Il demande de la part de l'Angleterre l'envoi d'une force de 6000 hommes en Hanovre pour supporter le soulèvement, d'une flotte en Baltique et l'établissement de dépôts d'armes sur la côte. La réponse est que l'Angleterre est prête à établir des dépôts en Héligoland, à envoyer des navires en Baltique pour surveiller les fleuves et maintenir les communications, mais il n'est pas question pour le moment de débarquer au Hanovre. Ses demandes financières sont aussi diminuées de 50 à 30 000 £, et un officier est envoyé avec lui pour vérifier la véracité de son récit et vérifier l'état d'esprit du Roi de Prusse (mi-Avril).

le 22 avril, Dörnberg, colonel de chasseurs westphaliens, mène un soulèvement de paysans jusque près de Kassel, où ils sont arrêtés par les réguliers westphaliens (ceux qui devaient déserter en bloc, paraît-il) et sont dispersés par quelques volées. L'insurrection s'écroule immédiatement et Dörnberg s'enfuit en Bohème.

En Mai, Schill soulève son régiment de Hussards et se dirige vers Wittenberg pour y soulever la population. Il y refuse pourtant toute aide des patriotes et d'armer les volontaires qui accourent. Il se dirige alors vers Magdebourg, qui est peu garnisonée et pleine de matériel, mais s'en détourne au premier signe de résistance et se rend en Mecklembourg sans tenter d'empêcher la concentration de troupes contre lui. Entouré de Danois et de Néerlandais, il se retire à Stralsund et y est exécuté.

Ces deux échecs sont les deux seules manifestations réelles de soulèvement mais ne sont par contre pas connus en Angleterre avant juillet, et en même temps les patriotes prussiens et le gouvernement autrichien pressent le gouvernement anglais de débarquer un contingent sur la Weser ou en Italie, allant même jusqu'à demander la chose directement à Stuart en Sicile. De son côté, le gouvernement anglais est prêt à tout, mais se rend parfaitement compte que les 25 à 30 000 hommes à sa disposition ne peuvent servir que de force d'appoint à une armée principale, dont ils ne voient pas la trace...

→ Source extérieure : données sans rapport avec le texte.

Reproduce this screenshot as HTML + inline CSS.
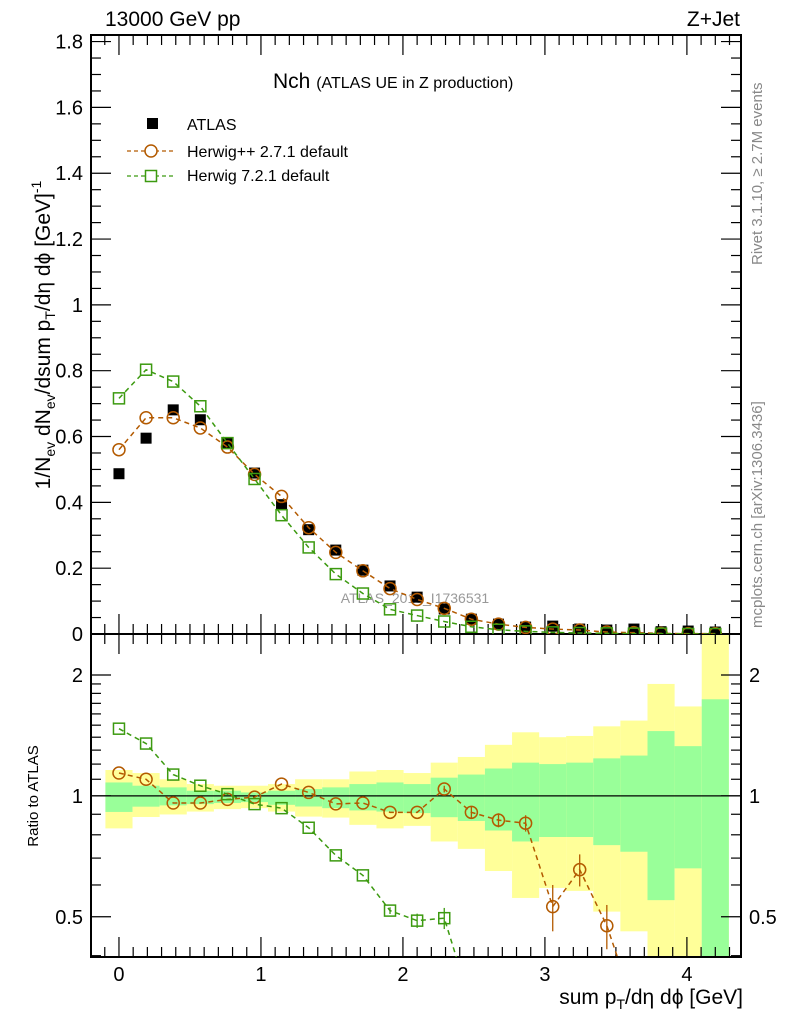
<!DOCTYPE html>
<html><head><meta charset="utf-8">
<style>
html,body{margin:0;padding:0;background:#fff;}
svg{display:block;font-family:"Liberation Sans",sans-serif;}
</style></head>
<body>
<svg id="chart" width="786" height="1024" viewBox="0 0 786 1024" xmlns="http://www.w3.org/2000/svg">
<text x="105" y="26" font-size="21">13000 GeV pp</text>
<text x="740" y="26" font-size="21" text-anchor="end">Z+Jet</text>
<text x="273" y="88" font-size="21">Nch <tspan font-size="16">(ATLAS UE in Z production)</tspan></text>
<text x="415" y="603" font-size="14" fill="#999" text-anchor="middle">ATLAS_2019_I1736531</text>
<text transform="translate(762,265) rotate(-90)" font-size="15" fill="#888">Rivet 3.1.10, ≥ 2.7M events</text>
<text transform="translate(762,628) rotate(-90)" font-size="15" fill="#888">mcplots.cern.ch [arXiv:1306.3436]</text>
<text transform="translate(50,335) rotate(-90)" font-size="21" text-anchor="middle">1/N<tspan font-size="14" dy="5">ev</tspan><tspan dy="-5"> dN</tspan><tspan font-size="14" dy="5">ev</tspan><tspan dy="-5">/dsum p</tspan><tspan font-size="14" dy="5">T</tspan><tspan dy="-5">/dη dϕ  [GeV]</tspan><tspan font-size="14" dy="-9">-1</tspan></text>
<text transform="translate(38,796) rotate(-90)" font-size="15" text-anchor="middle">Ratio to ATLAS</text>
<text x="743" y="1004" font-size="21" text-anchor="end">sum p<tspan font-size="14" dy="5">T</tspan><tspan dy="-5">/dη dϕ [GeV]</tspan></text>
<g id="legend">
<rect x="147" y="118" width="11" height="11" fill="#000"/>
<text x="187" y="130" font-size="16">ATLAS</text>
<line x1="127" y1="151" x2="175" y2="151" stroke="#b35a00" stroke-dasharray="4,3" stroke-width="1.3"/>
<circle cx="151" cy="151" r="6" fill="#fff" stroke="#b35a00" stroke-width="1.5"/>
<text x="187" y="157" font-size="16">Herwig++ 2.7.1 default</text>
<line x1="127" y1="176" x2="175" y2="176" stroke="#3c9a10" stroke-dasharray="4,3" stroke-width="1.3"/>
<rect x="145.5" y="170.5" width="11" height="11" fill="#fff" stroke="#3c9a10" stroke-width="1.5"/>
<text x="187" y="181" font-size="16">Herwig 7.2.1 default</text>
</g>
</svg>
<script>
const binCenters=[0,0.191,0.382,0.573,0.764,0.955,1.145,1.336,1.527,1.718,1.909,2.1,2.291,2.482,2.673,2.864,3.055,3.245,3.436,3.627,3.818,4.009,4.2];
const binWidth=0.191;
const atlasVals=[0.487,0.595,0.681,0.651,0.580,0.489,0.393,0.317,0.255,0.194,0.146,0.112,0.076,0.045,0.030,0.021,0.024,0.015,0.012,0.015,0.007,0.009,0.006];
const hppVals=[0.560,0.657,0.657,0.626,0.568,0.485,0.418,0.323,0.248,0.192,0.138,0.105,0.078,0.045,0.030,0.020,0.015,0.012,0.006,0.004,0.002,0.001,0.001];
const h7Vals=[0.716,0.803,0.767,0.692,0.580,0.471,0.361,0.263,0.182,0.123,0.075,0.056,0.038,0.022,0.013,0.008,0.005,0.003,0.002,0.001,0.001,0.0,0.0];
const hppRatio=[1.14,1.10,0.96,0.96,0.98,0.993,1.07,1.02,0.955,0.96,0.91,0.91,1.04,0.91,0.87,0.855,0.53,0.655,0.475,0.30,0.2,0.2,0.2];
const hppRatioErr=[0,0,0,0,0,0,0,0,0,0,0,0,0.02,0.03,0.035,0.04,0.07,0.06,0.06,0,0,0,0];
const h7Ratio=[1.47,1.35,1.13,1.06,1.01,0.954,0.932,0.833,0.711,0.634,0.518,0.489,0.496,0.3,0.2,0.2,0.2,0.2,0.2,0.2,0.2,0.2,0.2];
const h7RatioErr=[0,0,0,0,0,0,0,0,0,0,0.01,0.02,0.03,0,0,0,0,0,0,0,0,0,0];
const bandYellowUp=[1.16,1.14,1.10,1.07,1.06,1.06,1.07,1.10,1.10,1.15,1.16,1.14,1.21,1.25,1.34,1.44,1.40,1.41,1.49,1.54,1.90,1.67,3.0];
const bandGreenUp=[1.08,1.06,1.05,1.03,1.03,1.02,1.03,1.04,1.05,1.07,1.08,1.07,1.11,1.13,1.17,1.21,1.20,1.21,1.24,1.26,1.45,1.33,1.74];
const bandGreenDn=[0.912,0.94,0.947,0.954,0.96,0.965,0.95,0.941,0.932,0.92,0.914,0.906,0.885,0.866,0.82,0.77,0.79,0.79,0.754,0.726,0.55,0.66,0.3];
const bandYellowDn=[0.83,0.886,0.899,0.914,0.927,0.932,0.914,0.888,0.883,0.847,0.83,0.842,0.77,0.738,0.65,0.557,0.59,0.58,0.515,0.46,0.3,0.3,0.3];
const mainTicks=[0,0.2,0.4,0.6,0.8,1,1.2,1.4,1.6,1.8];
const mainTickLabels=["0","0.2","0.4","0.6","0.8","1","1.2","1.4","1.6","1.8"];
const ratioTicks=[0.5,1,2];
const ratioTickLabels=["0.5","1","2"];
const xTicks=[0,1,2,3,4];
const xTickLabels=["0","1","2","3","4"];

const L=91,R=741,T=35,MB=634,RB=957;
const X0=-0.197,X1=4.381;
const YMAX=1.82;
const RMIN=0.397,RMAX=2.53;
const sx=v=>L+(v-X0)/(X1-X0)*(R-L);
const sy=v=>MB-(v/YMAX)*(MB-T);
const sr=v=>{const c=Math.min(Math.max(v,RMIN*0.7),RMAX*1.3);return RB-(Math.log(c)-Math.log(RMIN))/(Math.log(RMAX)-Math.log(RMIN))*(RB-MB);};
const NS="http://www.w3.org/2000/svg";
const svg=document.getElementById('chart');
function mk(tag,attrs,parent){const e=document.createElementNS(NS,tag);for(const k in attrs)e.setAttribute(k,attrs[k]);(parent||svg).appendChild(e);return e;}
const legend=document.getElementById('legend');

const defs=mk('defs',{});
const cpM=mk('clipPath',{id:'cm'},defs);mk('rect',{x:L,y:T,width:R-L,height:MB-T},cpM);
const cpR=mk('clipPath',{id:'cr'},defs);mk('rect',{x:L,y:MB,width:R-L,height:RB-MB},cpR);

const gBand=mk('g',{'clip-path':'url(#cr)'});


binCenters.forEach((c,i)=>{
  const x0=sx(c-binWidth/2),x1=sx(c+binWidth/2);
  const y=mk('rect',{x:x0,y:sr(bandYellowUp[i]),width:x1-x0,height:sr(bandYellowDn[i])-sr(bandYellowUp[i]),fill:'#ffff99'},gBand);
  
  
  const g=mk('rect',{x:x0,y:sr(bandGreenUp[i]),width:x1-x0,height:sr(bandGreenDn[i])-sr(bandGreenUp[i]),fill:'#99ff99'},gBand);
  
  
});
const unity=mk('line',{x1:L,x2:R,y1:sr(1),y2:sr(1),stroke:'#000','stroke-width':1.3});



const fr=mk('rect',{x:L,y:T,width:R-L,height:RB-T,fill:'none',stroke:'#000','stroke-width':2});


const sep=mk('line',{x1:L,x2:R,y1:MB,y2:MB,stroke:'#000','stroke-width':2});



const gT=mk('g',{stroke:'#000','stroke-width':1.2});


for(let v=0;v<=1.8001;v+=0.05){const maj=Math.abs(v/0.2-Math.round(v/0.2))<1e-6;const l=maj?20:10;
  mk('line',{x1:L,x2:L+l,y1:sy(v),y2:sy(v)},gT);mk('line',{x1:R,x2:R-l,y1:sy(v),y2:sy(v)},gT);}
for(let v=-0.1;v<=4.35;v+=0.1){const maj=Math.abs(v-Math.round(v))<1e-6;const l=maj?20:10;const x=sx(v);
  mk('line',{x1:x,x2:x,y1:MB,y2:MB-l},gT);mk('line',{x1:x,x2:x,y1:T,y2:T+l},gT);
  mk('line',{x1:x,x2:x,y1:RB,y2:RB-l},gT);mk('line',{x1:x,x2:x,y1:MB,y2:MB+l},gT);}
[0.4,0.5,0.6,0.7,0.8,0.9,1,2].forEach(v=>{const maj=ratioTicks.includes(v);const l=maj?20:10;const y=sr(v);
  mk('line',{x1:L,x2:L+l,y1:y,y2:y},gT);mk('line',{x1:R,x2:R-l,y1:y,y2:y},gT);});
for(let v=1.1;v<2;v+=0.1){const y=sr(v);mk('line',{x1:L,x2:L+10,y1:y,y2:y},gT);mk('line',{x1:R,x2:R-10,y1:y,y2:y},gT);}

mainTicks.forEach((v,i)=>{const t=mk('text',{x:L-8,y:sy(v)+7,'font-size':20,'text-anchor':'end'});t.textContent=mainTickLabels[i];
  
  });
ratioTicks.forEach((v,i)=>{
  const t=mk('text',{x:L-8,y:sr(v)+7,'font-size':20,'text-anchor':'end'});t.textContent=ratioTickLabels[i];
  
  
  const t2=mk('text',{x:R+8,y:sr(v)+7,'font-size':20});t2.textContent=ratioTickLabels[i];
  
  });
xTicks.forEach((v,i)=>{const t=mk('text',{x:sx(v),y:RB+24,'font-size':20,'text-anchor':'middle'});t.textContent=xTickLabels[i];
  
  });

function series(vals,fy,color,shape,clip,name,errs){
  const g=mk('g',{'clip-path':clip});
  
  
  if(color){mk('polyline',{points:vals.map((v,i)=>sx(binCenters[i])+','+fy(v)).join(' '),fill:'none',stroke:color,'stroke-width':1.5,'stroke-dasharray':'5,4'},g);}
  vals.forEach((v,i)=>{const x=sx(binCenters[i]),y=fy(v);
    if(errs&&errs[i]>0){mk('line',{x1:x,x2:x,y1:fy(v+errs[i]),y2:fy(v-errs[i]),stroke:color,'stroke-width':1.3},g);}
    let m;
    if(shape==='fill')m=mk('rect',{x:x-5.5,y:y-5.5,width:11,height:11,fill:'#000'},g);
    else if(shape==='circ')m=mk('circle',{cx:x,cy:y,r:6,fill:'none',stroke:color,'stroke-width':1.5},g);
    else m=mk('rect',{x:x-5.5,y:y-5.5,width:11,height:11,fill:'none',stroke:color,'stroke-width':1.5},g);
    
    
  });
}
series(atlasVals,sy,null,'fill','url(#cm)','atlas-data');
series(hppVals,sy,'#b35a00','circ','url(#cm)','herwigpp-main');
series(h7Vals,sy,'#3c9a10','sq','url(#cm)','herwig7-main');
series(hppRatio,sr,'#b35a00','circ','url(#cr)','herwigpp-ratio',hppRatioErr);
series(h7Ratio,sr,'#3c9a10','sq','url(#cr)','herwig7-ratio',h7RatioErr);
svg.appendChild(legend);
</script>
</body></html>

L'expédition de Wellesley au Portugal est donc logique et sûre, l'armée de Moore restant à disposition pour un une action annexe sur la côte nord de l'Europe, mais certainement pas une expédition en profondeur sans soutien régulier fort.
MASSON Bruno
 

Re: 1809. Hypothèse d'intervention prussienne.

Messagepar AUBÉ Philippe sur 23 Mai 2010, 09:00

Merci pour cette mine d'informations.

En effet, pour les uniformes, je me suis trompé : ils étaient destinés au Portugal et équipèrent de la Landwehr.

Je viens de parcourir, à nouveau, l'excellent With Eagles to Victory de John H. Gill (éditions Grennhill Books, ISBN-1-85367-130-4). Il indique (p.180) que l'un des objectifs de l'Archiduc Ferdinand d'Este, à la tête du VII Korps Austro-Hongrois, était d'attirer la Prusse dans le conflit.